In this fashion Wood gives even the smallest elements of nature character. She is gifted with a poetic power for textural analogy and metaphor. These descriptions are one of the books most outstanding qualities. However, I have the suspicion that sometimes Wood’s language (like a ‘grubby star’) emerge not out of the necessity of the work itself but from a personal compulsion to apply a creative lens wherever possible.

It is no more a requirement that good literature be ‘balanced’ than it is of good science, but in our current atmosphere of reciprocal complaint, what does this book imply about men, if anything? The kindest sentiments are initially dedicated to Verla’s Andrew (her politician-lover), whose ideal she eventually abandons (by way of a prolonged meditation on Walt Whitman). Teddy, a yoga junkie, the passive ‘second in command’, might have been a figure of redemption. His physique stirs lust in some of the prisoners, but he falls afoul of the collective imagination after his complaints about an ex-lover are overheard, and the women begin to imagine that those same complaints could equally be applied to themselves (at a later point, his character  seems  inexplicably and unfairly revised in the negative – one of several psychological ‘liberties’ used in the book). The only male figure who receives genuine pathos is the memory of Verla’s wheel-chair-bound father. It is suggestive, however, that Boncer, the most depraved and genuinely sexist character, fulfils a common trope: skinny, weak, and girl-afraid with low self-esteem.
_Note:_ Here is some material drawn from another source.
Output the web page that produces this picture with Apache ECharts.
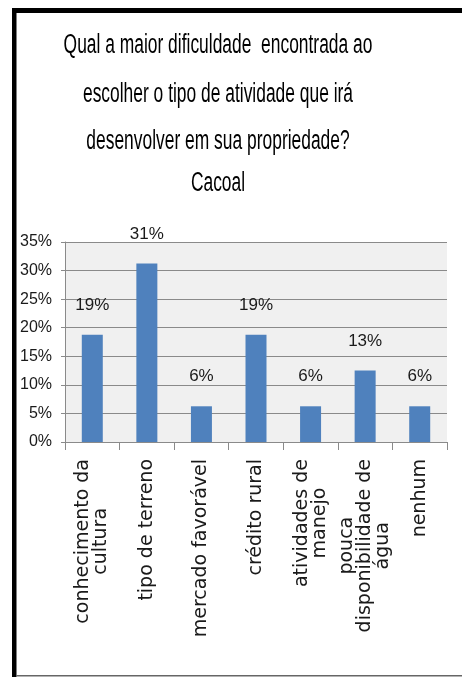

There is a sense of ‘balance’ here, albeit a pessimistic one. The women do not fare much better; most of the captives are treated to the author’s contempt, and characterised as passive, and superficial. Despite their encampment in the wilderness, several remain obsessed with beauty routines (they’ve known nothing else), obsessively preening and plucking hair from each other’s bodies; with the only productive, group-oriented characters being Yolanda and Verla. The former provides food for all, ensuring the groups survival without expecting recompense; the latter helps in this task but bears a dark mycological motive.

Overall Wood has produced an unusual mix of social satire, spiritual exploration, realism and absurdity. The acerbic and reactionary satire of the first half gives way to a much more sensuous universe of nature in the second. Her cynical, ambiguous and un-doctrinaire portrayal of humanity, on a subject so close to the (political) passions of many, is oddly refreshing. There is a message of female empowerment (the light at the end of the tunnel), but anyone who seeks it needs to journey through an imaginative, textured account of a shocking world.